## DO THIS:
What follows is a set of records, each of which is to be written out exactly.

Code that draws figures:
'''

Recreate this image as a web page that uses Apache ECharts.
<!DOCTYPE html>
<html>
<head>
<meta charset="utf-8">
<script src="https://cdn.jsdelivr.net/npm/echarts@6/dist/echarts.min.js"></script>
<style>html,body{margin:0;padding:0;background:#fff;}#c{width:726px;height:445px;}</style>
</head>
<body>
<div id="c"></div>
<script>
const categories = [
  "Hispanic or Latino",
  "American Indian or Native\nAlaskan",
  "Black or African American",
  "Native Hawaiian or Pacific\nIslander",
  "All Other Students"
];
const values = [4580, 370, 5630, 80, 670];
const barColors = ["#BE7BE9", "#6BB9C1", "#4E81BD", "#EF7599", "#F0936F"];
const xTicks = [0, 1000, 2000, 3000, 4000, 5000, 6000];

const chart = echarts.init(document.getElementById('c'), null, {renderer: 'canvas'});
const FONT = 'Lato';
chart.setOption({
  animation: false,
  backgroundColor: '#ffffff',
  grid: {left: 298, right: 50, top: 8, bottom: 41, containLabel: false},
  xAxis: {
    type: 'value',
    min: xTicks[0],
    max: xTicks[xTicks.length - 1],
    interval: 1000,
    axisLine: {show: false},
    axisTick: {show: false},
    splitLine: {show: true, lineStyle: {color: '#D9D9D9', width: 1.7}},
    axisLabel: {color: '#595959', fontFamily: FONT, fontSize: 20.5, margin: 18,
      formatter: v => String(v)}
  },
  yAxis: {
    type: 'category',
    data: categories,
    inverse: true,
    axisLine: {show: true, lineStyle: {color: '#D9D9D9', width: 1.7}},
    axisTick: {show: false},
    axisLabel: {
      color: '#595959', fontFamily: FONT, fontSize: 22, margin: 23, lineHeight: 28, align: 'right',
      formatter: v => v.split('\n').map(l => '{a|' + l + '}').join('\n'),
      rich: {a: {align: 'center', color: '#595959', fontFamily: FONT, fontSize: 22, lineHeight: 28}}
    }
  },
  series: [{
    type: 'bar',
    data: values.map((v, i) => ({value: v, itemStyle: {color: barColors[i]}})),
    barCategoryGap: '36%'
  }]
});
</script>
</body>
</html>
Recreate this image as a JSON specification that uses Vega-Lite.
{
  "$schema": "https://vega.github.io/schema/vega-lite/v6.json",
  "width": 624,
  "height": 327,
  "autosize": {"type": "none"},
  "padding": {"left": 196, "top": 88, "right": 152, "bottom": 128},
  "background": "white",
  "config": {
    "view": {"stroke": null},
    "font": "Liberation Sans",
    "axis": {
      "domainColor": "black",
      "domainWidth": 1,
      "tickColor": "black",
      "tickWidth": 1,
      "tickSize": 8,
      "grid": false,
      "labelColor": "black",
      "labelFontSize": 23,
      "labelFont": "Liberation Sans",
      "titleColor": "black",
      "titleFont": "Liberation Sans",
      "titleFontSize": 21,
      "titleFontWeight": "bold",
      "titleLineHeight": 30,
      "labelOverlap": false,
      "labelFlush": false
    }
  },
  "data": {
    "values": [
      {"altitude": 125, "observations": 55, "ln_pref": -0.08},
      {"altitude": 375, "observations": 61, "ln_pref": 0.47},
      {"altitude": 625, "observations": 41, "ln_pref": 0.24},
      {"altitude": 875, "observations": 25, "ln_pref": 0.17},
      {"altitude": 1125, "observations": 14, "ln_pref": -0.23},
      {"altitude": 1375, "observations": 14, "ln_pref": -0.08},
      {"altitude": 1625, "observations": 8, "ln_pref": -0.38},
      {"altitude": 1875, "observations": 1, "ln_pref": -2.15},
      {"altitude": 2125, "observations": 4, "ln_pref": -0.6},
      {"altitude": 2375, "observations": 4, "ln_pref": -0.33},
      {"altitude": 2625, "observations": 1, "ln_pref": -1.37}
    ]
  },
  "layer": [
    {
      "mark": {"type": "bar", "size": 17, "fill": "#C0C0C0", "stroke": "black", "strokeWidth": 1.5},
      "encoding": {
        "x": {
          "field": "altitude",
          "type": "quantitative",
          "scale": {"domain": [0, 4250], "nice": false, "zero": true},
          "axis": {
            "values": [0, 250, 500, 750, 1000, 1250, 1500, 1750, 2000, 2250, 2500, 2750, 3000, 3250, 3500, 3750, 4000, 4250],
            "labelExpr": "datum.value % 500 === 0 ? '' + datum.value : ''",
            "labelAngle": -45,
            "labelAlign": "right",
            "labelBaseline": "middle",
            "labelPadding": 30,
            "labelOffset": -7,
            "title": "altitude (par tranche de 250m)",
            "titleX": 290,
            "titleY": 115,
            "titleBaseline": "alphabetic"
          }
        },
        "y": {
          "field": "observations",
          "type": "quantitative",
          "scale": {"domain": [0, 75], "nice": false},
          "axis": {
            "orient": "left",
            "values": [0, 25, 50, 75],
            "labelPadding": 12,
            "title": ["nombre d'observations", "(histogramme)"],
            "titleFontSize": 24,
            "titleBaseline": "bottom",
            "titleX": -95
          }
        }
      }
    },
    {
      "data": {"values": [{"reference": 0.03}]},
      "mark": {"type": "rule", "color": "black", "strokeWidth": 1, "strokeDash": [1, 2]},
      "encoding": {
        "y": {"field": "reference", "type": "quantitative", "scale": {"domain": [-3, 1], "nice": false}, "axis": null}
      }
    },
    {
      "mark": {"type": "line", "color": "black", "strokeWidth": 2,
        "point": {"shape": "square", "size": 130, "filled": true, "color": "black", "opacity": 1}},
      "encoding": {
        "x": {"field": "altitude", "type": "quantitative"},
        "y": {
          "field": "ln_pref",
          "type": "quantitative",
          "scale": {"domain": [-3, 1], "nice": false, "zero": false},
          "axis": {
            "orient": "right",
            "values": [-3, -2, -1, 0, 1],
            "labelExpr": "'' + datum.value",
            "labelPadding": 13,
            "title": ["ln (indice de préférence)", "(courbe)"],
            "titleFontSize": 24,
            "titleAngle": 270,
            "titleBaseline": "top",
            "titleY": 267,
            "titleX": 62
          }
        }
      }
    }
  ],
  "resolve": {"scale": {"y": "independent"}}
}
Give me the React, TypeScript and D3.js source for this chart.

'''

## WRITTEN RESPONSE:
Recreate this image as a web page that uses Apache ECharts.
<!DOCTYPE html>
<html>
<head>
<meta charset="utf-8">
<script src="https://cdn.jsdelivr.net/npm/echarts@6/dist/echarts.min.js"></script>
<style>html,body{margin:0;padding:0;background:#fff;}#c{width:726px;height:445px;}</style>
</head>
<body>
<div id="c"></div>
<script>
const categories = [
  "Hispanic or Latino",
  "American Indian or Native\nAlaskan",
  "Black or African American",
  "Native Hawaiian or Pacific\nIslander",
  "All Other Students"
];
const values = [4580, 370, 5630, 80, 670];
const barColors = ["#BE7BE9", "#6BB9C1", "#4E81BD", "#EF7599", "#F0936F"];
const xTicks = [0, 1000, 2000, 3000, 4000, 5000, 6000];

const chart = echarts.init(document.getElementById('c'), null, {renderer: 'canvas'});
const FONT = 'Lato';
chart.setOption({
  animation: false,
  backgroundColor: '#ffffff',
  grid: {left: 298, right: 50, top: 8, bottom: 41, containLabel: false},
  xAxis: {
    type: 'value',
    min: xTicks[0],
    max: xTicks[xTicks.length - 1],
    interval: 1000,
    axisLine: {show: false},
    axisTick: {show: false},
    splitLine: {show: true, lineStyle: {color: '#D9D9D9', width: 1.7}},
    axisLabel: {color: '#595959', fontFamily: FONT, fontSize: 20.5, margin: 18,
      formatter: v => String(v)}
  },
  yAxis: {
    type: 'category',
    data: categories,
    inverse: true,
    axisLine: {show: true, lineStyle: {color: '#D9D9D9', width: 1.7}},
    axisTick: {show: false},
    axisLabel: {
      color: '#595959', fontFamily: FONT, fontSize: 22, margin: 23, lineHeight: 28, align: 'right',
      formatter: v => v.split('\n').map(l => '{a|' + l + '}').join('\n'),
      rich: {a: {align: 'center', color: '#595959', fontFamily: FONT, fontSize: 22, lineHeight: 28}}
    }
  },
  series: [{
    type: 'bar',
    data: values.map((v, i) => ({value: v, itemStyle: {color: barColors[i]}})),
    barCategoryGap: '36%'
  }]
});
</script>
</body>
</html>
Recreate this image as a JSON specification that uses Vega-Lite.
{
  "$schema": "https://vega.github.io/schema/vega-lite/v6.json",
  "width": 624,
  "height": 327,
  "autosize": {"type": "none"},
  "padding": {"left": 196, "top": 88, "right": 152, "bottom": 128},
  "background": "white",
  "config": {
    "view": {"stroke": null},
    "font": "Liberation Sans",
    "axis": {
      "domainColor": "black",
      "domainWidth": 1,
      "tickColor": "black",
      "tickWidth": 1,
      "tickSize": 8,
      "grid": false,
      "labelColor": "black",
      "labelFontSize": 23,
      "labelFont": "Liberation Sans",
      "titleColor": "black",
      "titleFont": "Liberation Sans",
      "titleFontSize": 21,
      "titleFontWeight": "bold",
      "titleLineHeight": 30,
      "labelOverlap": false,
      "labelFlush": false
    }
  },
  "data": {
    "values": [
      {"altitude": 125, "observations": 55, "ln_pref": -0.08},
      {"altitude": 375, "observations": 61, "ln_pref": 0.47},
      {"altitude": 625, "observations": 41, "ln_pref": 0.24},
      {"altitude": 875, "observations": 25, "ln_pref": 0.17},
      {"altitude": 1125, "observations": 14, "ln_pref": -0.23},
      {"altitude": 1375, "observations": 14, "ln_pref": -0.08},
      {"altitude": 1625, "observations": 8, "ln_pref": -0.38},
      {"altitude": 1875, "observations": 1, "ln_pref": -2.15},
      {"altitude": 2125, "observations": 4, "ln_pref": -0.6},
      {"altitude": 2375, "observations": 4, "ln_pref": -0.33},
      {"altitude": 2625, "observations": 1, "ln_pref": -1.37}
    ]
  },
  "layer": [
    {
      "mark": {"type": "bar", "size": 17, "fill": "#C0C0C0", "stroke": "black", "strokeWidth": 1.5},
      "encoding": {
        "x": {
          "field": "altitude",
          "type": "quantitative",
          "scale": {"domain": [0, 4250], "nice": false, "zero": true},
          "axis": {
            "values": [0, 250, 500, 750, 1000, 1250, 1500, 1750, 2000, 2250, 2500, 2750, 3000, 3250, 3500, 3750, 4000, 4250],
            "labelExpr": "datum.value % 500 === 0 ? '' + datum.value : ''",
            "labelAngle": -45,
            "labelAlign": "right",
            "labelBaseline": "middle",
            "labelPadding": 30,
            "labelOffset": -7,
            "title": "altitude (par tranche de 250m)",
            "titleX": 290,
            "titleY": 115,
            "titleBaseline": "alphabetic"
          }
        },
        "y": {
          "field": "observations",
          "type": "quantitative",
          "scale": {"domain": [0, 75], "nice": false},
          "axis": {
            "orient": "left",
            "values": [0, 25, 50, 75],
            "labelPadding": 12,
            "title": ["nombre d'observations", "(histogramme)"],
            "titleFontSize": 24,
            "titleBaseline": "bottom",
            "titleX": -95
          }
        }
      }
    },
    {
      "data": {"values": [{"reference": 0.03}]},
      "mark": {"type": "rule", "color": "black", "strokeWidth": 1, "strokeDash": [1, 2]},
      "encoding": {
        "y": {"field": "reference", "type": "quantitative", "scale": {"domain": [-3, 1], "nice": false}, "axis": null}
      }
    },
    {
      "mark": {"type": "line", "color": "black", "strokeWidth": 2,
        "point": {"shape": "square", "size": 130, "filled": true, "color": "black", "opacity": 1}},
      "encoding": {
        "x": {"field": "altitude", "type": "quantitative"},
        "y": {
          "field": "ln_pref",
          "type": "quantitative",
          "scale": {"domain": [-3, 1], "nice": false, "zero": false},
          "axis": {
            "orient": "right",
            "values": [-3, -2, -1, 0, 1],
            "labelExpr": "'' + datum.value",
            "labelPadding": 13,
            "title": ["ln (indice de préférence)", "(courbe)"],
            "titleFontSize": 24,
            "titleAngle": 270,
            "titleBaseline": "top",
            "titleY": 267,
            "titleX": 62
          }
        }
      }
    }
  ],
  "resolve": {"scale": {"y": "independent"}}
}
Give me the React, TypeScript and D3.js source for this chart.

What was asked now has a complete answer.